- Data listing:
____________

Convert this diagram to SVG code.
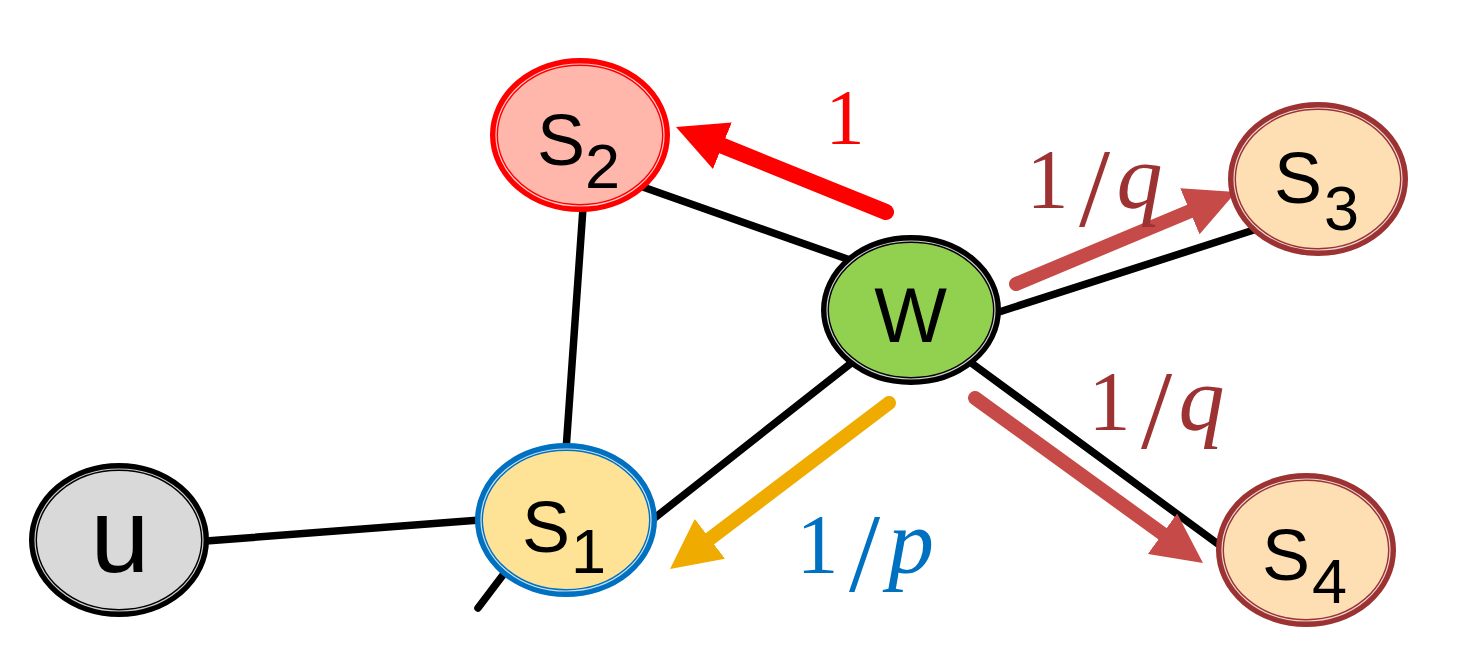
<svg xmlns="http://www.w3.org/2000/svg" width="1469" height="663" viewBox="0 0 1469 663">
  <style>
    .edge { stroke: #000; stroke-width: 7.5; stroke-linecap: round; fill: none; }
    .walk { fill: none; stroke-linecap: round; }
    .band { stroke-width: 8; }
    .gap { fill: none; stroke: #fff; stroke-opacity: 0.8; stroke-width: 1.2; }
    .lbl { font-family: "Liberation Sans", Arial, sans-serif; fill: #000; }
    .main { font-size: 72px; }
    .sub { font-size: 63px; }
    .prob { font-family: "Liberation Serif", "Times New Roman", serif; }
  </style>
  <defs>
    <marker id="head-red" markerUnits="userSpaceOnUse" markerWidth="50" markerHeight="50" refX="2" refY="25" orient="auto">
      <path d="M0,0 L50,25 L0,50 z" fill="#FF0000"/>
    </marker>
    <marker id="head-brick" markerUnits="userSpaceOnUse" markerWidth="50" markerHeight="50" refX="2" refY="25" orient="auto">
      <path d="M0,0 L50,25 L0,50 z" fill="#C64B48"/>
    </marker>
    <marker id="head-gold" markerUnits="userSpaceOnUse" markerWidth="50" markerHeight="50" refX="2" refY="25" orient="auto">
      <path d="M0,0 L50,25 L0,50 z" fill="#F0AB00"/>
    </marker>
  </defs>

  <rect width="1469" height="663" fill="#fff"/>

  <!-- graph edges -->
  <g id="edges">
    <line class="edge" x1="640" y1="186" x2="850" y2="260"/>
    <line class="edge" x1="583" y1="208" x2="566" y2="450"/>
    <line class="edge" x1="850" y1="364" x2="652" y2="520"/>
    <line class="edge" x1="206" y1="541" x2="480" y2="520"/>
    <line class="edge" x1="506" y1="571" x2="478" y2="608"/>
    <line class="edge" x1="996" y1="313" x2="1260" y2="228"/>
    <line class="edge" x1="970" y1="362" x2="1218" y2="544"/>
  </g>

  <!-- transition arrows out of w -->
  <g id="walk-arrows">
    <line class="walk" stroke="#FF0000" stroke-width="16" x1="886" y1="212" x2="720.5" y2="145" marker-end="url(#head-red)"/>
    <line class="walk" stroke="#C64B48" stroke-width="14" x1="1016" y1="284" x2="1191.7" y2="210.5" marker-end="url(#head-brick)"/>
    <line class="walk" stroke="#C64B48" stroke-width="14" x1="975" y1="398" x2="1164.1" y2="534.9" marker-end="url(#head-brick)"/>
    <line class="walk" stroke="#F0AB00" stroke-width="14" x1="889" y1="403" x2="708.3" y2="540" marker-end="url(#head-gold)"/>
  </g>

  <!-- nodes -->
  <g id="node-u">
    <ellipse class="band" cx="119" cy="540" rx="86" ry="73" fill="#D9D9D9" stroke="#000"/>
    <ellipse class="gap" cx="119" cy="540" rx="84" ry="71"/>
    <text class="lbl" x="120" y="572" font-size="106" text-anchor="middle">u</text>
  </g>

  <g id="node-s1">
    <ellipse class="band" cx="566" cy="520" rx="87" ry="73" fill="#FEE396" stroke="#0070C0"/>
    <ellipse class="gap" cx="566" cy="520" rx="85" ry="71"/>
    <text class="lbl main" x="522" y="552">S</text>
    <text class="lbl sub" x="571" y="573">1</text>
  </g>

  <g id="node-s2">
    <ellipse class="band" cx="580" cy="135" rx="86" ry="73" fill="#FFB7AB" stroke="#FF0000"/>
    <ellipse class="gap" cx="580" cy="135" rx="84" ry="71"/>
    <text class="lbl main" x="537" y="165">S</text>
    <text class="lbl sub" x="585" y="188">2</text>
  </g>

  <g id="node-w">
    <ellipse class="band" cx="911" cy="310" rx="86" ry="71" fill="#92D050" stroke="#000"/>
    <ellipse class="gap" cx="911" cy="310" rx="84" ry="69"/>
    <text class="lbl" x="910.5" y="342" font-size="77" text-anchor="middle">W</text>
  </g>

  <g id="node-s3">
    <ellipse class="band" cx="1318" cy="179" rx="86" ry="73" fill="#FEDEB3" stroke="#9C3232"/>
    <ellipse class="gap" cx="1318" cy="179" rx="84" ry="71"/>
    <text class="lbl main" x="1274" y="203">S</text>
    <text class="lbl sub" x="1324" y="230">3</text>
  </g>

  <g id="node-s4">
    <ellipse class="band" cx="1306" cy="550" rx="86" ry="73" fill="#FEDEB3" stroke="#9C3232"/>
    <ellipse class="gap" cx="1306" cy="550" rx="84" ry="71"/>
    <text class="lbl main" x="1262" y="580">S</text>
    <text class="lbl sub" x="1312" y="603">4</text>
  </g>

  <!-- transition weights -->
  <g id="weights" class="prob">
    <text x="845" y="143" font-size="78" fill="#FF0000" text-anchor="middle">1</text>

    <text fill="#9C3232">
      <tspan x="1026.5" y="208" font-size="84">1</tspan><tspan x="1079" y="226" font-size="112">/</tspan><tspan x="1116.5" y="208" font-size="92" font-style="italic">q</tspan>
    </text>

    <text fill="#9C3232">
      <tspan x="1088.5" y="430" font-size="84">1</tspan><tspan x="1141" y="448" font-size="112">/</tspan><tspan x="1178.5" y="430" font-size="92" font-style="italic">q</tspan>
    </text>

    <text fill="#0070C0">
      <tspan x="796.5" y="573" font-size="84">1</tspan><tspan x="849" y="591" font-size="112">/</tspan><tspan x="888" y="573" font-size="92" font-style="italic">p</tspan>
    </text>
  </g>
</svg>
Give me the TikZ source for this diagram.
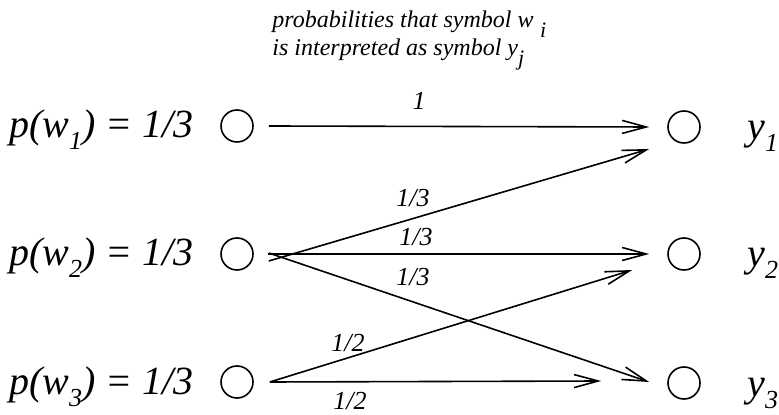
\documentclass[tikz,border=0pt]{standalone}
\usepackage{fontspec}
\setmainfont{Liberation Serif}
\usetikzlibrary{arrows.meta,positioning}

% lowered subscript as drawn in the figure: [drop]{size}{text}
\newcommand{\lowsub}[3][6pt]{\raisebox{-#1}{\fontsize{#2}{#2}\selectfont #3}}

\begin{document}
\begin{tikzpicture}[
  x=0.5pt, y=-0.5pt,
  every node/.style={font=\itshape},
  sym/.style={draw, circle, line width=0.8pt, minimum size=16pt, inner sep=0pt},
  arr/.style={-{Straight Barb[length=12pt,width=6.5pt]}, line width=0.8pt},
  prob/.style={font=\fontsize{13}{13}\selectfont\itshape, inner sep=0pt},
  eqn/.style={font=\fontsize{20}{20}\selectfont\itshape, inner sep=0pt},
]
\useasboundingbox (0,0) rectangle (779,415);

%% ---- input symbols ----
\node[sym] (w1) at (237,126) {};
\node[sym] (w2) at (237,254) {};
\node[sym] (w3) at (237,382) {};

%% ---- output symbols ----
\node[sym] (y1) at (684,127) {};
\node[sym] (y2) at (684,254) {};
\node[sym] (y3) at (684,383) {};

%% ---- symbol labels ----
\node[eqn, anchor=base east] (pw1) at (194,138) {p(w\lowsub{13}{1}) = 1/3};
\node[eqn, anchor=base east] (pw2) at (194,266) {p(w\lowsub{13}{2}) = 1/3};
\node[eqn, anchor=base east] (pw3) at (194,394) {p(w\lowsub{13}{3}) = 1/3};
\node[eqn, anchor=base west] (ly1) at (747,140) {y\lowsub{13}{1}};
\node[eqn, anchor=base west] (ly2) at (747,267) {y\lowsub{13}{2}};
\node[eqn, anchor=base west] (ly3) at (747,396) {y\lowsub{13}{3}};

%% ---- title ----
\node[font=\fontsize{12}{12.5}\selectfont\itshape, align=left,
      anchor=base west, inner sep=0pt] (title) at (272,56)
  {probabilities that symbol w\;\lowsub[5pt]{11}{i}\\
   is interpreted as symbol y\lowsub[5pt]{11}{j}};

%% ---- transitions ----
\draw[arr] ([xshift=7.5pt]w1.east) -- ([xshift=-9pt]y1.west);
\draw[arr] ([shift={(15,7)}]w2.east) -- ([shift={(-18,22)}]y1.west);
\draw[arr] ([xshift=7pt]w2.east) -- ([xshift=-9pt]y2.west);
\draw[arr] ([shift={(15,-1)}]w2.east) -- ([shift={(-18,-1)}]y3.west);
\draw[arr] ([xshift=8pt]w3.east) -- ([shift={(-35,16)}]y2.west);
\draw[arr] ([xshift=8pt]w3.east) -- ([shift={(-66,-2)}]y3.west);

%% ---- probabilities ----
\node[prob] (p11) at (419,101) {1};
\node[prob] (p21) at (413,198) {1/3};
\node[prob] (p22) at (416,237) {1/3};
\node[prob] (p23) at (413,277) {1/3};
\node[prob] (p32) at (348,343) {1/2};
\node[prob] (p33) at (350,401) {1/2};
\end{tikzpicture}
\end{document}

____________

- Short task: Lines that include the word "diagram" are to be extracted from the data above.

- Written solution:
Convert this diagram to SVG code.
Give me the TikZ source for this diagram.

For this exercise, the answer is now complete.